GIVEN MATERIAL:
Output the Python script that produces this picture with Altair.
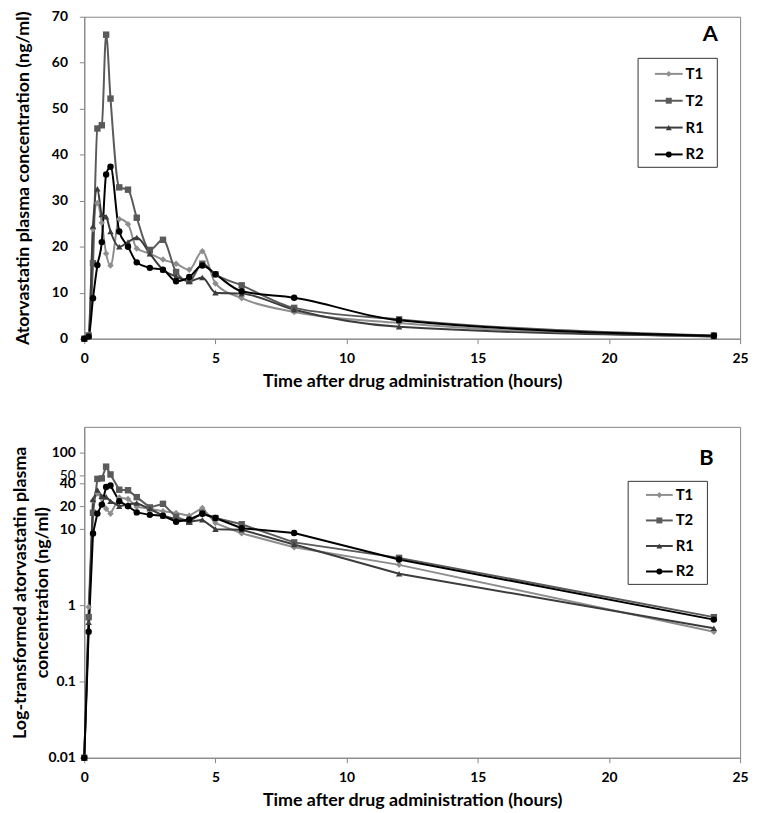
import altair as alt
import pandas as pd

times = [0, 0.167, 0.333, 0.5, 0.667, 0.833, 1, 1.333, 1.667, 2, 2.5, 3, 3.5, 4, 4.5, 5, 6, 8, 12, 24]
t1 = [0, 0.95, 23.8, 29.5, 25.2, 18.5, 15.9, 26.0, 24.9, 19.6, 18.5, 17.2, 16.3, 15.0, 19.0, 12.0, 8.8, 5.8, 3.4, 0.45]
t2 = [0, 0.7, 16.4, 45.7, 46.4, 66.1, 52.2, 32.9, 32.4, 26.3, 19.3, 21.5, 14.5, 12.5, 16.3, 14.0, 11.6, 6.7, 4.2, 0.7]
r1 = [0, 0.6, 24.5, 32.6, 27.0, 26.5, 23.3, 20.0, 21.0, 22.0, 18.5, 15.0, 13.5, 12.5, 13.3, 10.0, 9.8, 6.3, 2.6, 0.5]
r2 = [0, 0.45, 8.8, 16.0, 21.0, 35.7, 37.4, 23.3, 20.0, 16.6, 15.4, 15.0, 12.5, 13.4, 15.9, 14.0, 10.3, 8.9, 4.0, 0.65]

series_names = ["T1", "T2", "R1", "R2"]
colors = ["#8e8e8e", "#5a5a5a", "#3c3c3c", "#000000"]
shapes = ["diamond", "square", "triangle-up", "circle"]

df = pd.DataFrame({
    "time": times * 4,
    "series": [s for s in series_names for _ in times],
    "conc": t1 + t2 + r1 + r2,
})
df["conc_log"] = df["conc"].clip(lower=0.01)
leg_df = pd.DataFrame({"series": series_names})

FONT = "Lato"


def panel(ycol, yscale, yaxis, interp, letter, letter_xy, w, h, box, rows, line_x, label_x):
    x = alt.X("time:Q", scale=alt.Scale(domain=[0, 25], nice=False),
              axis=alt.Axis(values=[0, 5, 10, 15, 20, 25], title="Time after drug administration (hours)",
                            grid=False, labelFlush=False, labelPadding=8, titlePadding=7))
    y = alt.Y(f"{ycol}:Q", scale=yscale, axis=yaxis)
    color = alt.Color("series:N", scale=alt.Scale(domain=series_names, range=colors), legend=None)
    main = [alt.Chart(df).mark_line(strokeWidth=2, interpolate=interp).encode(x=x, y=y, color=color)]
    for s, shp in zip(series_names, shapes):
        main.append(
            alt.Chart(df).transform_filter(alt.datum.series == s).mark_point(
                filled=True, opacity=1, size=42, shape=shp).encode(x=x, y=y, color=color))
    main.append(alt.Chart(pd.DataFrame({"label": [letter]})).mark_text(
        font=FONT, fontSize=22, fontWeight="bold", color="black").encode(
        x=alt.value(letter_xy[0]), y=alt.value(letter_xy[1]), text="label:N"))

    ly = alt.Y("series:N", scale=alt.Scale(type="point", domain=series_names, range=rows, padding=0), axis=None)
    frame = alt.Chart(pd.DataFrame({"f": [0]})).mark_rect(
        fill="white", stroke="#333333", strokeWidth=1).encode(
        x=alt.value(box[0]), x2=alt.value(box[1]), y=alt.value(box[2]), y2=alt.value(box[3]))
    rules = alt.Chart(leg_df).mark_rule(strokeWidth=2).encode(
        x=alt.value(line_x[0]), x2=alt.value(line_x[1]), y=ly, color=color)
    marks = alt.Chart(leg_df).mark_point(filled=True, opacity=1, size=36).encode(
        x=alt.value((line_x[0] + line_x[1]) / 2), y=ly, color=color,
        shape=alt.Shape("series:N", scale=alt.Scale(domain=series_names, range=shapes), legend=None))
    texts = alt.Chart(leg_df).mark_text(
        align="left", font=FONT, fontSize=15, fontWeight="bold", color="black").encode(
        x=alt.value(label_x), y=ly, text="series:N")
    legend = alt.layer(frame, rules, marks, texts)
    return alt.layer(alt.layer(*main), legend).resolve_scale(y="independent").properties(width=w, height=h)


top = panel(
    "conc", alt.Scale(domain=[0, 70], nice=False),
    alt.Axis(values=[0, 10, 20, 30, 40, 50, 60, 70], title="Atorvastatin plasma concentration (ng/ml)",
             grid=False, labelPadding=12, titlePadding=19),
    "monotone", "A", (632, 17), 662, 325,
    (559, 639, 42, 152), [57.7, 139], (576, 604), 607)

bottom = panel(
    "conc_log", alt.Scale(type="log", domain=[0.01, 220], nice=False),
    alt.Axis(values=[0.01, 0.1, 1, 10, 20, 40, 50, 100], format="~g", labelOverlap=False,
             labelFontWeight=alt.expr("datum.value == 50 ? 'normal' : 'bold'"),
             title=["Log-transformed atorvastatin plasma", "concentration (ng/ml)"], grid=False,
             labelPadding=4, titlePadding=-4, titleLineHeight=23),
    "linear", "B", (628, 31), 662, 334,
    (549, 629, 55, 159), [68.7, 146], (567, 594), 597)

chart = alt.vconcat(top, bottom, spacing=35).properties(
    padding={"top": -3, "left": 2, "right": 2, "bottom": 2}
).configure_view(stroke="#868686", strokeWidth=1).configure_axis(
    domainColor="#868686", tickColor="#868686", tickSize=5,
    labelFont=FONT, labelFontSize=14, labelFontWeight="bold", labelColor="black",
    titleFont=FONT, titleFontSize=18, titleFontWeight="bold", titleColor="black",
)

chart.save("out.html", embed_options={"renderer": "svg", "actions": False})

WRITTEN TASK:
Reproduce the material word for word, minus the images.

RESULT BELOW:
Output the Python script that produces this picture with Altair.
import altair as alt
import pandas as pd

times = [0, 0.167, 0.333, 0.5, 0.667, 0.833, 1, 1.333, 1.667, 2, 2.5, 3, 3.5, 4, 4.5, 5, 6, 8, 12, 24]
t1 = [0, 0.95, 23.8, 29.5, 25.2, 18.5, 15.9, 26.0, 24.9, 19.6, 18.5, 17.2, 16.3, 15.0, 19.0, 12.0, 8.8, 5.8, 3.4, 0.45]
t2 = [0, 0.7, 16.4, 45.7, 46.4, 66.1, 52.2, 32.9, 32.4, 26.3, 19.3, 21.5, 14.5, 12.5, 16.3, 14.0, 11.6, 6.7, 4.2, 0.7]
r1 = [0, 0.6, 24.5, 32.6, 27.0, 26.5, 23.3, 20.0, 21.0, 22.0, 18.5, 15.0, 13.5, 12.5, 13.3, 10.0, 9.8, 6.3, 2.6, 0.5]
r2 = [0, 0.45, 8.8, 16.0, 21.0, 35.7, 37.4, 23.3, 20.0, 16.6, 15.4, 15.0, 12.5, 13.4, 15.9, 14.0, 10.3, 8.9, 4.0, 0.65]

series_names = ["T1", "T2", "R1", "R2"]
colors = ["#8e8e8e", "#5a5a5a", "#3c3c3c", "#000000"]
shapes = ["diamond", "square", "triangle-up", "circle"]

df = pd.DataFrame({
    "time": times * 4,
    "series": [s for s in series_names for _ in times],
    "conc": t1 + t2 + r1 + r2,
})
df["conc_log"] = df["conc"].clip(lower=0.01)
leg_df = pd.DataFrame({"series": series_names})

FONT = "Lato"


def panel(ycol, yscale, yaxis, interp, letter, letter_xy, w, h, box, rows, line_x, label_x):
    x = alt.X("time:Q", scale=alt.Scale(domain=[0, 25], nice=False),
              axis=alt.Axis(values=[0, 5, 10, 15, 20, 25], title="Time after drug administration (hours)",
                            grid=False, labelFlush=False, labelPadding=8, titlePadding=7))
    y = alt.Y(f"{ycol}:Q", scale=yscale, axis=yaxis)
    color = alt.Color("series:N", scale=alt.Scale(domain=series_names, range=colors), legend=None)
    main = [alt.Chart(df).mark_line(strokeWidth=2, interpolate=interp).encode(x=x, y=y, color=color)]
    for s, shp in zip(series_names, shapes):
        main.append(
            alt.Chart(df).transform_filter(alt.datum.series == s).mark_point(
                filled=True, opacity=1, size=42, shape=shp).encode(x=x, y=y, color=color))
    main.append(alt.Chart(pd.DataFrame({"label": [letter]})).mark_text(
        font=FONT, fontSize=22, fontWeight="bold", color="black").encode(
        x=alt.value(letter_xy[0]), y=alt.value(letter_xy[1]), text="label:N"))

    ly = alt.Y("series:N", scale=alt.Scale(type="point", domain=series_names, range=rows, padding=0), axis=None)
    frame = alt.Chart(pd.DataFrame({"f": [0]})).mark_rect(
        fill="white", stroke="#333333", strokeWidth=1).encode(
        x=alt.value(box[0]), x2=alt.value(box[1]), y=alt.value(box[2]), y2=alt.value(box[3]))
    rules = alt.Chart(leg_df).mark_rule(strokeWidth=2).encode(
        x=alt.value(line_x[0]), x2=alt.value(line_x[1]), y=ly, color=color)
    marks = alt.Chart(leg_df).mark_point(filled=True, opacity=1, size=36).encode(
        x=alt.value((line_x[0] + line_x[1]) / 2), y=ly, color=color,
        shape=alt.Shape("series:N", scale=alt.Scale(domain=series_names, range=shapes), legend=None))
    texts = alt.Chart(leg_df).mark_text(
        align="left", font=FONT, fontSize=15, fontWeight="bold", color="black").encode(
        x=alt.value(label_x), y=ly, text="series:N")
    legend = alt.layer(frame, rules, marks, texts)
    return alt.layer(alt.layer(*main), legend).resolve_scale(y="independent").properties(width=w, height=h)


top = panel(
    "conc", alt.Scale(domain=[0, 70], nice=False),
    alt.Axis(values=[0, 10, 20, 30, 40, 50, 60, 70], title="Atorvastatin plasma concentration (ng/ml)",
             grid=False, labelPadding=12, titlePadding=19),
    "monotone", "A", (632, 17), 662, 325,
    (559, 639, 42, 152), [57.7, 139], (576, 604), 607)

bottom = panel(
    "conc_log", alt.Scale(type="log", domain=[0.01, 220], nice=False),
    alt.Axis(values=[0.01, 0.1, 1, 10, 20, 40, 50, 100], format="~g", labelOverlap=False,
             labelFontWeight=alt.expr("datum.value == 50 ? 'normal' : 'bold'"),
             title=["Log-transformed atorvastatin plasma", "concentration (ng/ml)"], grid=False,
             labelPadding=4, titlePadding=-4, titleLineHeight=23),
    "linear", "B", (628, 31), 662, 334,
    (549, 629, 55, 159), [68.7, 146], (567, 594), 597)

chart = alt.vconcat(top, bottom, spacing=35).properties(
    padding={"top": -3, "left": 2, "right": 2, "bottom": 2}
).configure_view(stroke="#868686", strokeWidth=1).configure_axis(
    domainColor="#868686", tickColor="#868686", tickSize=5,
    labelFont=FONT, labelFontSize=14, labelFontWeight="bold", labelColor="black",
    titleFont=FONT, titleFontSize=18, titleFontWeight="bold", titleColor="black",
)

chart.save("out.html", embed_options={"renderer": "svg", "actions": False})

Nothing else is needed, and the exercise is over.